◆ GOAL: Only lines holding the string "that" are wanted; copy each one from the material.

◆ GIVEN DATA:
--- Start ---

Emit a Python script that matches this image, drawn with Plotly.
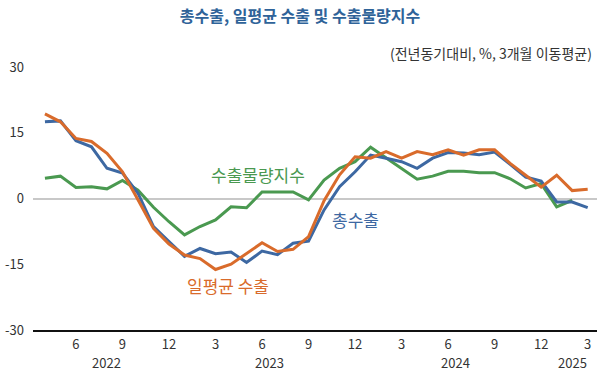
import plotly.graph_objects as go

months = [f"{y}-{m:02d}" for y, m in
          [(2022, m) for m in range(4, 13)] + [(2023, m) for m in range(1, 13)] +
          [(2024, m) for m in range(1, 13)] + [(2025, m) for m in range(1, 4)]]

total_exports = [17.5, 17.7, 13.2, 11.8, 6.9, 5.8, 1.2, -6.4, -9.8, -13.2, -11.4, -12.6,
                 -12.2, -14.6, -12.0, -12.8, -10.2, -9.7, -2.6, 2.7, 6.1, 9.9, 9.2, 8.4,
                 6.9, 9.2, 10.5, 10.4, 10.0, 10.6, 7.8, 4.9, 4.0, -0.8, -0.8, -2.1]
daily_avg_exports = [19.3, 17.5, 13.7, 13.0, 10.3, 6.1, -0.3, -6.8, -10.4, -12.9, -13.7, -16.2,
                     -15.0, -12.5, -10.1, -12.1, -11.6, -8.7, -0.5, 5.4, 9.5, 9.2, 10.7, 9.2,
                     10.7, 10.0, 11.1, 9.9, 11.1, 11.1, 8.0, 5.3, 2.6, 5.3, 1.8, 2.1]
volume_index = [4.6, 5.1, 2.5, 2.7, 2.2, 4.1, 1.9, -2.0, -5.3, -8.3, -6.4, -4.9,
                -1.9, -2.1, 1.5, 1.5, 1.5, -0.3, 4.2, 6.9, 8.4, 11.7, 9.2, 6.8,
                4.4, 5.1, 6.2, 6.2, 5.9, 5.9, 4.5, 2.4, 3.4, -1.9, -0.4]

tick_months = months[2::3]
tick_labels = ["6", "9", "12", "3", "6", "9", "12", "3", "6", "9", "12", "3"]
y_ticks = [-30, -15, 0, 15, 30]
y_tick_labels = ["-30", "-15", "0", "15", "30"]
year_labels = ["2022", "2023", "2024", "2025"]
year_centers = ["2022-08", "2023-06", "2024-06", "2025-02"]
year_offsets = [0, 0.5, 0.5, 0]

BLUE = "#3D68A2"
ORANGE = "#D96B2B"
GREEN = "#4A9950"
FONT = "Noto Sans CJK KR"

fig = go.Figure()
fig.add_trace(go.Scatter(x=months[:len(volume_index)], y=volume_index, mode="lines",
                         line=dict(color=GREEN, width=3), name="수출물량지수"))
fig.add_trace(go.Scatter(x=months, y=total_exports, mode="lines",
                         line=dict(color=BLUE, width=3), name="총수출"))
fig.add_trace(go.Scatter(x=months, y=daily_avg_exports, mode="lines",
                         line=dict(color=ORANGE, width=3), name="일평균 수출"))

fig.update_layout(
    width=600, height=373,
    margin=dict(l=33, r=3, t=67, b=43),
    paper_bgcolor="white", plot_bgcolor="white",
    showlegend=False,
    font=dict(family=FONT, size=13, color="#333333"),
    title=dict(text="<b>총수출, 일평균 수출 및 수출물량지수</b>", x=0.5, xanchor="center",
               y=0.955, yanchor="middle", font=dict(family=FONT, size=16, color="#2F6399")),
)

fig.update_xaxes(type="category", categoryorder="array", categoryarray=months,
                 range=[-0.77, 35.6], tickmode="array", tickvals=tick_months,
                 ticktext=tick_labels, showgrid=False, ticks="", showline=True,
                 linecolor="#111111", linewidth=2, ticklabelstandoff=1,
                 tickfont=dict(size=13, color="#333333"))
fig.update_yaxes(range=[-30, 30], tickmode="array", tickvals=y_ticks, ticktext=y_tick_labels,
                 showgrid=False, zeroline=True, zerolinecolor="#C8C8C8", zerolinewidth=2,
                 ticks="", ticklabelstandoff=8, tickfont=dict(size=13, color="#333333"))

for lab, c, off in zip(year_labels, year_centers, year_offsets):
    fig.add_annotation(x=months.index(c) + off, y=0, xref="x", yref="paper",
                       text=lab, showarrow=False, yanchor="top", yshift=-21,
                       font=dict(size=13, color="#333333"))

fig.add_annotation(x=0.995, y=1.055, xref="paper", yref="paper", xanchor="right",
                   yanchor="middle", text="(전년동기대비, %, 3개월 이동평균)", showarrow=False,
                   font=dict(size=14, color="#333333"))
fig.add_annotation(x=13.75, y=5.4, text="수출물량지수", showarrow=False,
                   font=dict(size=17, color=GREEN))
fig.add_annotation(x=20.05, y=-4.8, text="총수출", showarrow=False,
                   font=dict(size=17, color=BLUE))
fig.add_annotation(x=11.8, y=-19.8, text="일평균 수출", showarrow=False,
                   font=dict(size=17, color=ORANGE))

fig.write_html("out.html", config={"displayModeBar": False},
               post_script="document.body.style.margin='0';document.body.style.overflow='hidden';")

--- End ---
--- Start ---

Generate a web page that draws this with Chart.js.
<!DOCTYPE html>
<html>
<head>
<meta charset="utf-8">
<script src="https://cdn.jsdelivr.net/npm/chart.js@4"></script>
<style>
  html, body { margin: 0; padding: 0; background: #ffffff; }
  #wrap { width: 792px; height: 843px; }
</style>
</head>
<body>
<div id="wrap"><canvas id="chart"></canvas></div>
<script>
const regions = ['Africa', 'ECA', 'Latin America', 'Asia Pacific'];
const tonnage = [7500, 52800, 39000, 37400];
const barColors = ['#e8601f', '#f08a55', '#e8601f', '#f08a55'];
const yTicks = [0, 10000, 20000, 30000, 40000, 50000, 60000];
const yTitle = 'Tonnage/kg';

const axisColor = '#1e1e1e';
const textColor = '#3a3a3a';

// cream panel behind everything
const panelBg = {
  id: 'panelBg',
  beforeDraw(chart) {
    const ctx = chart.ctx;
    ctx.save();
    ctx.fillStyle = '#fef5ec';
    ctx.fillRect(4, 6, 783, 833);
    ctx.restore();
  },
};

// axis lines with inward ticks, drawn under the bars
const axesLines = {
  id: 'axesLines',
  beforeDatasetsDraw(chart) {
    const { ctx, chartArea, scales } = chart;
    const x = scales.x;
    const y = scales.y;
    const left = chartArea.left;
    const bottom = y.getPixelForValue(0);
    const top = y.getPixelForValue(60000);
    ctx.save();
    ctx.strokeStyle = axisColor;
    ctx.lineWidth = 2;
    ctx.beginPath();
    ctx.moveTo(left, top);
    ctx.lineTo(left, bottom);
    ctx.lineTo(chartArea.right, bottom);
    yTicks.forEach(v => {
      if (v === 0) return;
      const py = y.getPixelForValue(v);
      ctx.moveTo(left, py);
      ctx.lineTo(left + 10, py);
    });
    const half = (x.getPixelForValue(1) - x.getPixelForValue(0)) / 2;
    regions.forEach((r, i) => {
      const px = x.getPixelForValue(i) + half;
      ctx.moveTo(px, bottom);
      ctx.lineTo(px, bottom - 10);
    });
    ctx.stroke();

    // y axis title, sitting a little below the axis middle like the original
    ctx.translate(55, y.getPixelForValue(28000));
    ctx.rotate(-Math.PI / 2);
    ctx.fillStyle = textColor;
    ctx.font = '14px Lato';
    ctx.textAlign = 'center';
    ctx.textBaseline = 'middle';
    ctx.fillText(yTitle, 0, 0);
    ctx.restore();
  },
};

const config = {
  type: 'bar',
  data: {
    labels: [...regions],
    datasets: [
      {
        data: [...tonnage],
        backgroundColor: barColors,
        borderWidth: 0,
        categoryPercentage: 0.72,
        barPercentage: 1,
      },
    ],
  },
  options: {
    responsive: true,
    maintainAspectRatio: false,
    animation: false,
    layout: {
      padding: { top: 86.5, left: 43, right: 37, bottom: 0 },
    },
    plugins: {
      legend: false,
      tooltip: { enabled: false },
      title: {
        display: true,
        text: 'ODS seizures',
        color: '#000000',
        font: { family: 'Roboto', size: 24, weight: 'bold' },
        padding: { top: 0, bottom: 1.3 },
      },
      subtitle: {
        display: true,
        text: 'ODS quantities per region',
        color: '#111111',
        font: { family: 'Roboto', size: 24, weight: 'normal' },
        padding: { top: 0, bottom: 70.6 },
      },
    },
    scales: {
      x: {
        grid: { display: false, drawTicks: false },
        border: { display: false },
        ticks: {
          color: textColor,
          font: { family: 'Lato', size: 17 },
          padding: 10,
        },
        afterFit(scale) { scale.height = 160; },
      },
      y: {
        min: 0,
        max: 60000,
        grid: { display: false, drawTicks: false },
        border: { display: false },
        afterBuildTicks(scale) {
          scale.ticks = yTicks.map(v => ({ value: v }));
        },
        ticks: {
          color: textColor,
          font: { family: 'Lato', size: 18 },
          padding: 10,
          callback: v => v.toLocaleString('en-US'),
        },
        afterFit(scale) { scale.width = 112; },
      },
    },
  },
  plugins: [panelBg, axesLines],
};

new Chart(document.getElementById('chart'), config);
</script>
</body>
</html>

--- End ---
--- Start ---

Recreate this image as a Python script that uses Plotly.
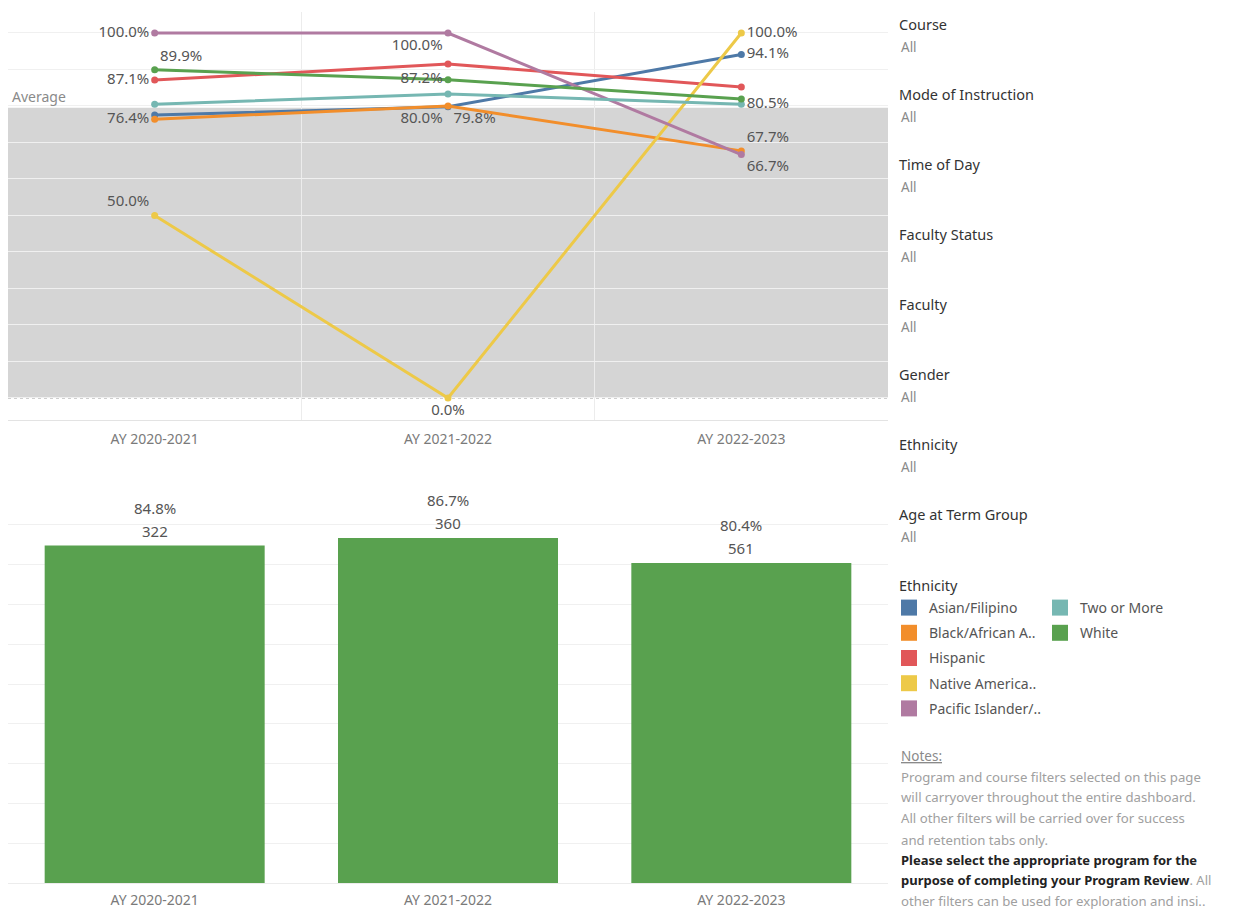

--- End ---

◆ TASK OUTPUT:
Emit a Python script that matches this image, drawn with Plotly.
Generate a web page that draws this with Chart.js.
Recreate this image as a Python script that uses Plotly.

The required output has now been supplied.